Eleanor the Great – Film Review
by Frank L.

Director – Scarlett Johansson
Writer – Tory Kamen
Stars – June Squibb, Erin Kellyman, Chiwetel Ejiofor

The well-known quotation “Oh, what a tangled web we weave, when first we practise to deceive” springs to mind while watching this unlikely comedy-drama. June Squibb, who is in her nineties, plays Eleanor Morgenstein, a determined ninety-four-year-old lady who has been living for the last eleven years in a sheltered community in Florida, with another widow, Bessie (Rita Zohar). Bessie was Polish and a survivor of the camps. She regularly woke up with nightmares and remembered in detail those horrifying times. Bessie’s nightmares had become part of Eleanor’s life. Following Bessie’s death, Eleanor’s daughter Lisa (Jessica Hecht) arranges for Eleanor to move to New York to live with her initially.  At a Jewish community centre, Eleanor happens by chance upon a meeting of holocaust survivors, which is also attended by a young trainee journalist, Nina (Erin Kellyman). Everyone assumes naturally that Eleanor is a holocaust survivor, and the group put pressure on her to tell her story. After initially declining, Eleanor tells Bessie’s story as her own. Nina is impressed by the tale, and the tangled web begins to be woven.

It transpires that Nina is grieving the death of her mother 8 months earlier, and her successful TV news anchor father, Roger Davis (Chiwetel Ejifar), for his own personal reasons, has been incapable of giving his daughter the support she needs. These father and daughter stories of handling grief intertwine with Eleanor’s grief for Bessie, but in addition, Eleanor’s story, which is in fact Bessie’s holocaust story, now takes on a life of its own.
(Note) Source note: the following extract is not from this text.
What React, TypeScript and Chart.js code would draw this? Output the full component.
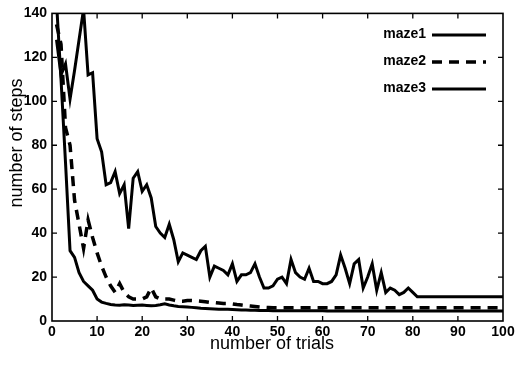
import React, { useEffect, useRef } from "react";
import { Chart, registerables } from "chart.js";

Chart.register(...registerables);

const trials: number[] = Array.from({ length: 100 }, (_, i) => i + 1);

const maze1: number[] = [
  145, 110, 72, 32, 29, 22, 18, 16, 14, 10,
  8.6, 8, 7.5, 7.3, 7.2, 7.4, 7.3, 7.1, 7.2, 7.3,
  7.1, 6.9, 7.1, 7.4, 7.8, 7.3, 6.9, 6.6, 6.5, 6.4,
  6.2, 6.0, 5.8, 5.7, 5.6, 5.5, 5.4, 5.3, 5.3, 5.2,
  5.1, 5.0, 5.0, 4.9, 4.9, 4.8, 4.8, 4.8, 4.7, 4.7,
  4.7, 4.7, 4.7, 4.7, 4.7, 4.7, 4.7, 4.7, 4.7, 4.7,
  4.6, 4.6, 4.6, 4.6, 4.6, 4.6, 4.6, 4.6, 4.6, 4.6,
  4.6, 4.6, 4.6, 4.6, 4.6, 4.6, 4.6, 4.6, 4.6, 4.6,
  4.6, 4.6, 4.6, 4.6, 4.6, 4.6, 4.6, 4.6, 4.6, 4.6,
  4.6, 4.6, 4.6, 4.6, 4.6, 4.6, 4.6, 4.6, 4.6, 4.6,
];

const maze2: number[] = [
  135, 126, 88, 80, 55, 44, 33, 46, 38, 31,
  25, 20, 16, 13, 17, 13, 11, 10, 10, 10,
  11, 15, 11, 10, 10, 10, 9.5, 9, 9, 9.3,
  9.3, 9.2, 9, 8.8, 8.5, 8.4, 8.2, 8, 8, 7.8,
  7.5, 7.3, 7, 6.8, 6.6, 6.4, 6.2, 6.1, 6, 6,
  6, 6, 6, 6, 6, 6, 6, 6, 6, 6,
  6, 6, 6, 6, 6, 6, 6, 6, 6, 6,
  6, 6, 6, 6, 6, 6, 6, 6, 6, 6,
  6, 6, 6, 6, 6, 6, 6, 6, 6, 6,
  6, 6, 6, 6, 6, 6, 6, 6, 6, 6,
];

const maze3: number[] = [
  128, 112, 117, 101, 114, 128, 142, 112, 113, 83,
  77, 62, 63, 68, 58, 62, 42, 65, 68, 59,
  62, 56, 43, 40, 38, 44, 37, 27, 31, 30,
  29, 28, 32, 34, 20, 25, 24, 23, 21, 26,
  18, 21, 21, 22, 26, 20, 15, 15, 16, 19,
  20, 17, 28, 22, 20, 19, 24, 18, 18, 17,
  17, 18, 21, 30, 24, 17, 26, 28, 15, 20,
  26, 14, 22, 13, 15, 14, 12, 13, 15, 13,
  11, 11, 11, 11, 11, 11, 11, 11, 11, 11,
  11, 11, 11, 11, 11, 11, 11, 11, 11, 11,
];

const seriesLabels = ["maze1", "maze2", "maze3"];
const xTitle = "number of trials";
const yTitle = "number of steps";

const tickFont = { family: "'Liberation Sans Narrow', 'Liberation Sans', Arial, sans-serif", size: 14, weight: "bold" as const };

const framePlugin = {
  id: "frame",
  afterDraw(chart: any) {
    const { ctx, chartArea } = chart;
    const { left, right, top, bottom } = chartArea;
    const xs = chart.scales.x;
    const ys = chart.scales.y;
    ctx.save();
    ctx.strokeStyle = "#000";
    ctx.lineWidth = 1.6;
    ctx.strokeRect(left, top, right - left, bottom - top);
    ctx.lineWidth = 1.3;
    const tl = 5;
    for (let v = 10; v < 100; v += 10) {
      const px = xs.getPixelForValue(v);
      ctx.beginPath();
      ctx.moveTo(px, bottom);
      ctx.lineTo(px, bottom - tl);
      ctx.moveTo(px, top);
      ctx.lineTo(px, top + tl);
      ctx.stroke();
    }
    for (let v = 20; v < 140; v += 20) {
      const py = ys.getPixelForValue(v);
      ctx.beginPath();
      ctx.moveTo(left, py);
      ctx.lineTo(left + tl, py);
      ctx.moveTo(right, py);
      ctx.lineTo(right - tl, py);
      ctx.stroke();
    }
    // legend
    ctx.fillStyle = "#000";
    ctx.font = "bold 14px 'Liberation Sans', Arial, sans-serif";
    ctx.textAlign = "right";
    ctx.textBaseline = "middle";
    const ly = [34, 61, 88];
    chart.data.datasets.forEach((ds: any, i: number) => {
      ctx.fillText(ds.label, 426, ly[i]);
      ctx.beginPath();
      ctx.lineWidth = ds.borderWidth;
      ctx.setLineDash(ds.borderDash || []);
      ctx.moveTo(432, ly[i] + 1);
      ctx.lineTo(486, ly[i] + 1);
      ctx.stroke();
      ctx.setLineDash([]);
    });
    // titles
    ctx.font = "18px 'Liberation Sans', Arial, sans-serif";
    ctx.textAlign = "center";
    ctx.textBaseline = "middle";
    ctx.fillText(xTitle, 272, 344);
    ctx.translate(17, 143);
    ctx.rotate(-Math.PI / 2);
    ctx.fillText(yTitle, 0, 0);
    ctx.restore();
  },
};

export default function App() {
  const ref = useRef<HTMLCanvasElement | null>(null);
  useEffect(() => {
    document.body.style.margin = "0";
    const canvas = ref.current;
    if (!canvas) return;
    const mk = (vals: number[]) => trials.map((t, i) => ({ x: t, y: vals[i] }));
    const chart = new Chart(canvas, {
      type: "line",
      data: {
        datasets: [
          { label: seriesLabels[0], data: mk(maze1), borderColor: "#000", borderWidth: 3, pointRadius: 0, tension: 0, fill: false },
          { label: seriesLabels[1], data: mk(maze2), borderColor: "#000", borderWidth: 3.5, borderDash: [10, 7], pointRadius: 0, tension: 0, fill: false },
          { label: seriesLabels[2], data: mk(maze3), borderColor: "#000", borderWidth: 3, pointRadius: 0, tension: 0, fill: false },
        ],
      },
      options: {
        responsive: false,
        animation: false,
        layout: { padding: { top: 10, right: 24, left: 0, bottom: 0 } },
        plugins: { legend: { display: false }, tooltip: { enabled: false } },
        scales: {
          x: {
            type: "linear",
            min: 0,
            max: 100,
            ticks: { stepSize: 10, color: "#000", font: tickFont, padding: 3, maxRotation: 0, autoSkip: false },
            grid: { display: false, drawTicks: false },
            border: { display: false },
            afterFit(s: any) { s.height = 46; },
          },
          y: {
            min: 0,
            max: 140,
            ticks: { stepSize: 20, color: "#000", font: tickFont, padding: 5 },
            grid: { display: false, drawTicks: false },
            border: { display: false },
            afterFit(s: any) { s.width = 52; },
          },
        },
      } as any,
      plugins: [framePlugin],
    });
    return () => chart.destroy();
  }, []);
  return <canvas ref={ref} width={527} height={367} style={{ display: "block" }} />;
}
A connection to the Holocaust is an unlikely place to find the comic, but Johansson and screenwriter Tony Kamen manage to do just that. Squibb’s Eleanor is a feisty, determined woman. Squibb’s timing is first-rate, and her throw-away lines are accurately delivered. It would be an awesome performance by any actor, but considering Squibb’s vintage, she’s ageing like fine wine. While Eleanor’s determination is dominant, her more tender side is seen in her friendship with Nina, and their interaction captures the challenges of age and youth. Nina’s relationship with Roger is remote. He is a silently grieving, successful, busy professional man who is incapable of seeing the grief his daughter is suffering. His remoteness and inability to mention his dead wife intensify Nina’s palpable grief. Kellyman makes a fine young woman, trying to handle the burden of grief. Ejifar is far less convincing as a grieving widower, even if his remoteness makes Nina’s loneliness and despair more explicable.
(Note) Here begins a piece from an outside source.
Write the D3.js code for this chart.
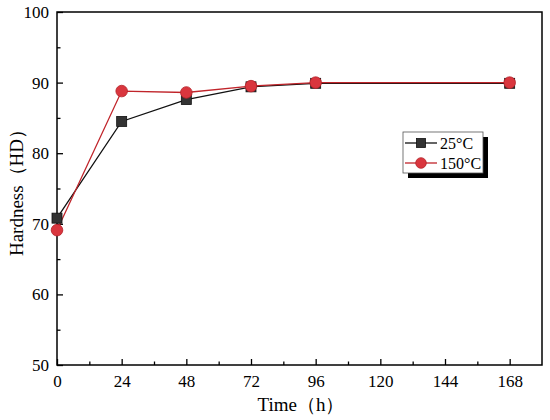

While this film entertains at a certain level, given the numerous challenges that continue to exist in relation to the Holocaust by those who deny it even happened, it is by definition in dangerous territory.  Notwithstanding the outstanding performance by June Squibb, the film leaves you with an uneasy feeling that faking a Holocaust story is problematic to say the least.